--- START Material to process ---

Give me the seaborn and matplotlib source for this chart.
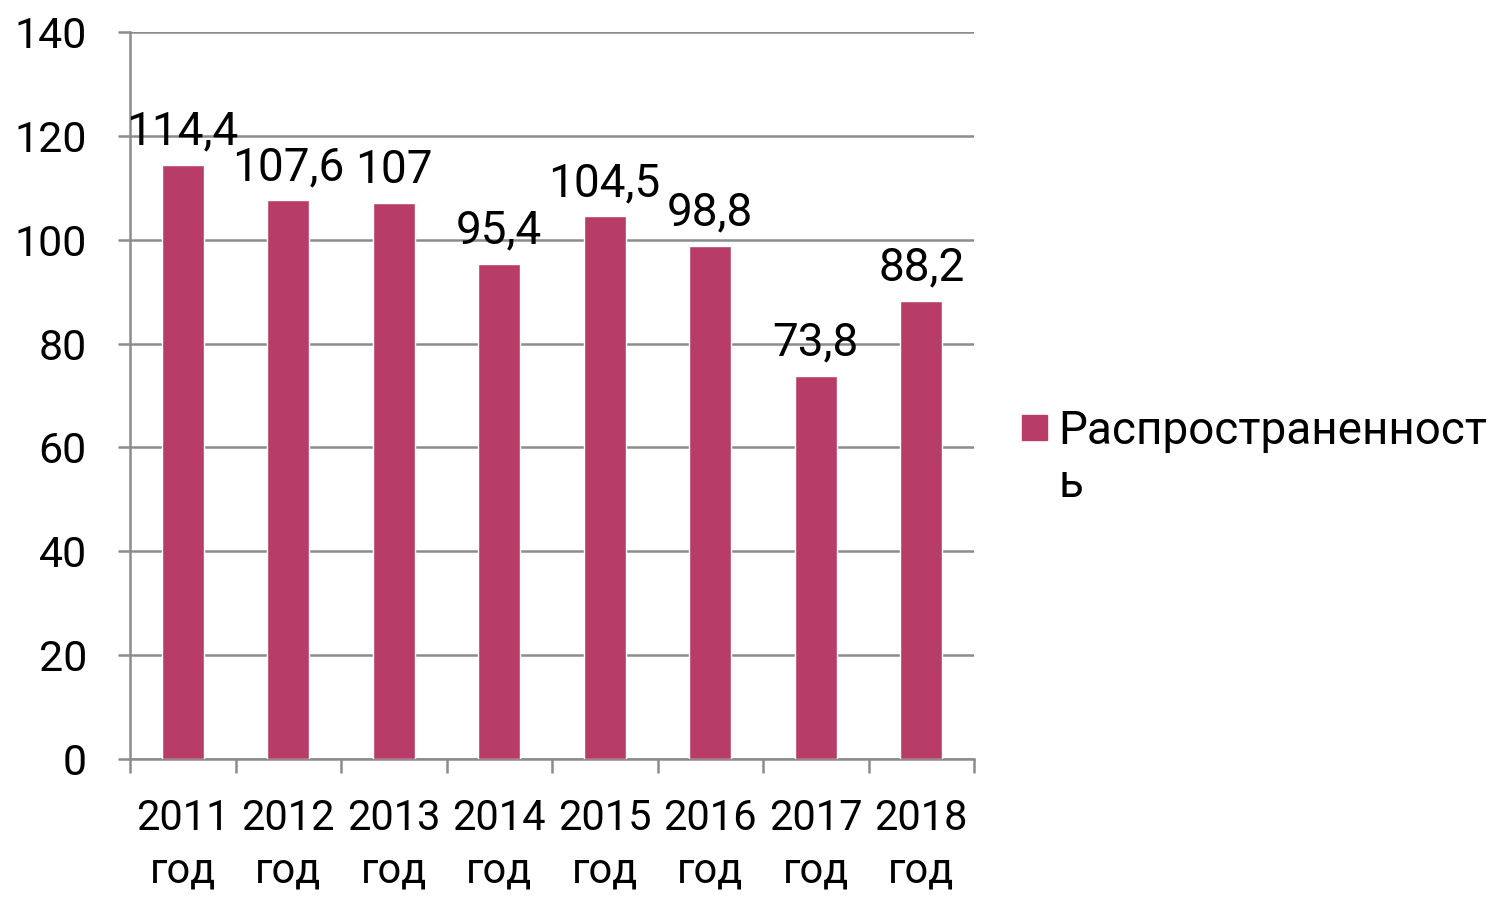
import matplotlib
matplotlib.use("Agg")
import matplotlib.pyplot as plt
from matplotlib.patches import Rectangle
import seaborn as sns
import pandas as pd
import numpy as np

# --- DATA ---
years = ['2011\nгод', '2012\nгод', '2013\nгод', '2014\nгод',
         '2015\nгод', '2016\nгод', '2017\nгод', '2018\nгод']
values = [114.4, 107.6, 107, 95.4, 104.5, 98.8, 73.8, 88.2]
series_name = 'Распространенност\nь'

bar_color = '#B83C68'
grid_color = '#8C8C8C'

sns.set_style("white")
plt.rcParams['font.family'] = ['Roboto', 'DejaVu Sans']
plt.rcParams['text.color'] = 'black'
plt.rcParams['xtick.labelcolor'] = 'black'
plt.rcParams['ytick.labelcolor'] = 'black'

df = pd.DataFrame({'year': years, 'value': values})

fig = plt.figure(figsize=(14.93, 8.99), dpi=100)
ax = fig.add_axes([130 / 1493, 1 - 759 / 899, (974 - 130) / 1493, (759 - 32) / 899])

sns.barplot(data=df, x='year', y='value', color=bar_color, width=0.4,
            saturation=1, ax=ax, zorder=3)

# data labels with decimal comma
labels = [f"{v:g}".replace('.', ',') for v in values]
ax.bar_label(ax.containers[0], labels=labels, padding=8, fontsize=33, color='black')

ax.set_ylim(0, 140)
ax.set_yticks(range(0, 141, 20))
ax.set_xlim(-0.5, len(years) - 0.5)
ax.yaxis.grid(True, color=grid_color, linewidth=1.8, zorder=0)
ax.set_axisbelow(True)
ax.set_xlabel('')
ax.set_ylabel('')

for side in ['top', 'right']:
    ax.spines[side].set_visible(False)
for side in ['left', 'bottom']:
    ax.spines[side].set_color(grid_color)
    ax.spines[side].set_linewidth(1.8)

# tick marks between categories
ax.set_xticks(np.arange(-0.5, len(years), 1), minor=True)
ax.tick_params(axis='x', which='major', length=0, pad=28, labelsize=30)
ax.tick_params(axis='x', which='minor', length=10, width=1.8, color=grid_color, direction='out')
ax.tick_params(axis='y', length=9, width=1.8, color=grid_color, pad=22, labelsize=31)
ax.yaxis.set_tick_params(left=True)
ax.xaxis.set_tick_params(which='minor', bottom=True)
for t in ax.get_xticklabels():
    t.set_linespacing(1.35)

# legend: square key + wrapped series name
fig.patches.append(Rectangle((1022 / 1493, 1 - 440 / 899), 25 / 1493, 25 / 899,
                             transform=fig.transFigure, color=bar_color))
fig.text(1058 / 1493, 1 - 497 / 899, series_name, fontsize=33, va='baseline',
         ha='left', linespacing=1.25)

plt.savefig('out.png', dpi=100)
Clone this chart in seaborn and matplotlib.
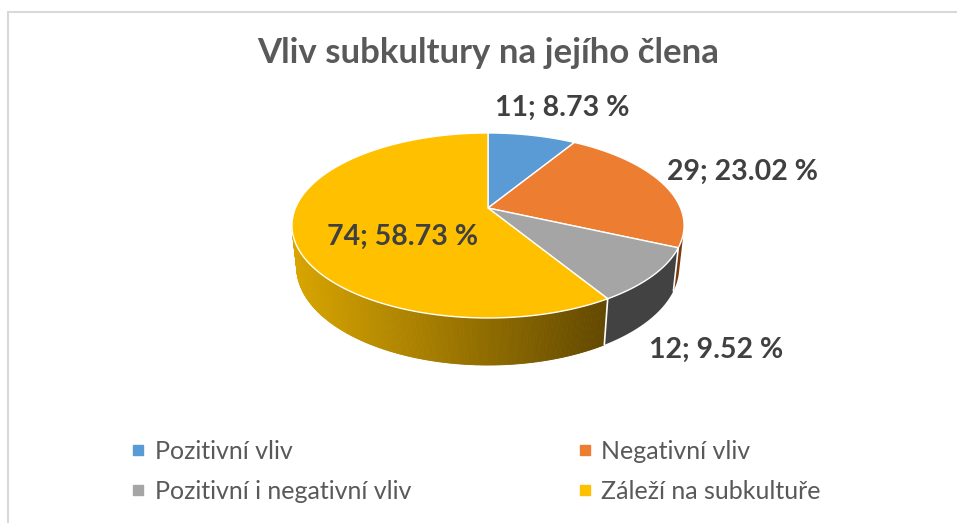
import numpy as np
import seaborn as sns
import matplotlib
matplotlib.use('Agg')
import matplotlib.pyplot as plt
from matplotlib.lines import Line2D

# data
categories = ['Pozitivní vliv', 'Negativní vliv', 'Pozitivní i negativní vliv', 'Záleží na subkultuře']
counts = [11, 29, 12, 74]
title = 'Vliv subkultury na jejího člena'

top_colors = ['#5B9BD5', '#ED7D31', '#A5A5A5', '#FFC000']
side_colors = ['#2F5A85', '#7A3A10', '#424242', None]   # None -> gradient
grad_left, grad_right = np.array([216, 165, 0]) / 255, np.array([98, 72, 0]) / 255

# 3d view settings (radius = 1)
cx, cy = 488, 208
F, D, beta, thick = 903.0, 4.69, np.radians(27.6), 0.246
lab_r = [1.5, 1.5, 1.35, 0.52]
lab_shift = [3.4, 0.0, 0.0, -20.4]
lab_z = [0, 0, -1, 0]


def proj(r, th, z=0.0):
    th = np.radians(th)
    sx, sy = r * np.sin(th), r * np.cos(th)
    depth = D + sy * np.cos(beta) - z * thick * np.sin(beta)
    ys = sy * np.sin(beta) + z * thick * np.cos(beta)
    return cx + F * sx / depth, cy - F * ys / depth


sns.set_theme(style='white')
plt.rcParams['font.family'] = ['Lato', 'DejaVu Sans']

fig = plt.figure(figsize=(9.57, 5.23), dpi=100)
ax = fig.add_axes([0, 0, 1, 1])
ax.set_xlim(0, 957)
ax.set_ylim(523, 0)
ax.axis('off')

# chart frame (top and left visible)
ax.plot([8, 957], [12, 12], color='#D9D9D9', lw=1.5)
ax.plot([8, 8], [12, 523], color='#D9D9D9', lw=1.5)

total = sum(counts)
fracs = np.array(counts) / total
edges = np.concatenate([[0], np.cumsum(fracs) * 360])

# visible range of the side wall
cvis = -1 / (D * np.cos(beta))
vis_lo = np.degrees(np.arccos(cvis))
vis_hi = 360 - vis_lo

# sides
for i in range(len(counts)):
    a0, a1 = max(edges[i], vis_lo), min(edges[i + 1], vis_hi)
    if a1 <= a0:
        continue
    if side_colors[i] is not None:
        th = np.linspace(a0, a1, 60)
        tx, ty = proj(1, th)
        bx, by = proj(1, th, -1)
        ax.fill(np.r_[tx, bx[::-1]], np.r_[ty, by[::-1]], color=side_colors[i], lw=0)
    else:
        th = np.linspace(a0, a1, 240)
        xl, _ = proj(1, vis_hi)
        xr, _ = proj(1, a0)
        for j in range(len(th) - 1):
            seg = th[j:j + 2]
            tx, ty = proj(1, seg)
            bx, by = proj(1, seg, -1)
            f = np.clip((tx.mean() - xl) / (xr - xl), 0, 1)
            col = grad_left * (1 - f) + grad_right * f
            ax.fill(np.r_[tx, bx[::-1]], np.r_[ty, by[::-1]], color=col, lw=0.6, ec=col)
# white seams on the side
for a in edges[1:-1]:
    if vis_lo < a < vis_hi:
        x0, y0 = proj(1, a)
        x1, y1 = proj(1, a, -1)
        ax.plot([x0, x1], [y0, y1], color='white', lw=1.2)

# top wedges
for i in range(len(counts)):
    th = np.linspace(edges[i], edges[i + 1], 120)
    px, py = proj(1, th)
    ax.fill(np.r_[cx, px, cx], np.r_[cy, py, cy], color=top_colors[i], ec='white', lw=1.0)

# data labels
for i in range(len(counts)):
    mid = (edges[i] + edges[i + 1]) / 2 + lab_shift[i]
    lx, ly = proj(lab_r[i], mid, lab_z[i])
    ax.text(lx, ly, f'{counts[i]}; {fracs[i] * 100:.2f} %', ha='center', va='center',
            fontsize=20.5, fontweight='bold', color='#404040')

ax.text(488, 53, title, ha='center', va='center', fontsize=25, fontweight='bold', color='#595959')

# legend, filled row by row
order = [0, 2, 1, 3]
handles = [Line2D([], [], marker='s', ls='', markersize=7, color=top_colors[k]) for k in order]
leg = ax.legend(handles, [categories[k] for k in order], ncol=2, loc='center left',
                bbox_to_anchor=(0.112, 0.099), frameon=False, fontsize=18,
                handletextpad=0.3, columnspacing=6.6, labelspacing=0.67,
                handlelength=0.7)
for t in leg.get_texts():
    t.set_color('#595959')

fig.savefig('out.png', dpi=100)
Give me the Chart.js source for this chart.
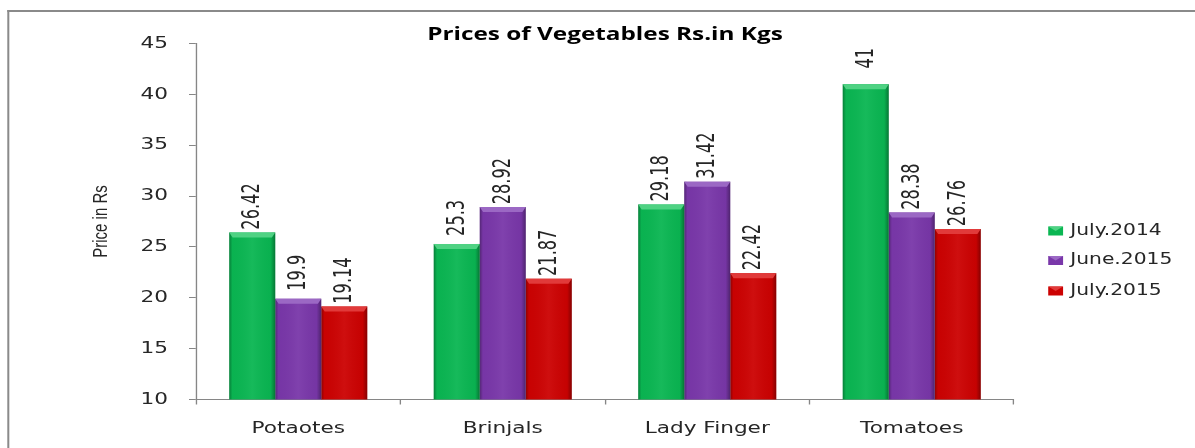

--- END Material to process ---

## What is expected
Repeat only the lines from the one with "Clone this chart in seaborn and matplotlib." down to the one with "grad_left, grad_right = np.array([216, 165, 0])", word for word and both included, and leave the pictures out.

## Solution to the exercise
Clone this chart in seaborn and matplotlib.
import numpy as np
import seaborn as sns
import matplotlib
matplotlib.use('Agg')
import matplotlib.pyplot as plt
from matplotlib.lines import Line2D

# data
categories = ['Pozitivní vliv', 'Negativní vliv', 'Pozitivní i negativní vliv', 'Záleží na subkultuře']
counts = [11, 29, 12, 74]
title = 'Vliv subkultury na jejího člena'

top_colors = ['#5B9BD5', '#ED7D31', '#A5A5A5', '#FFC000']
side_colors = ['#2F5A85', '#7A3A10', '#424242', None]   # None -> gradient
grad_left, grad_right = np.array([216, 165, 0]) / 255, np.array([98, 72, 0]) / 255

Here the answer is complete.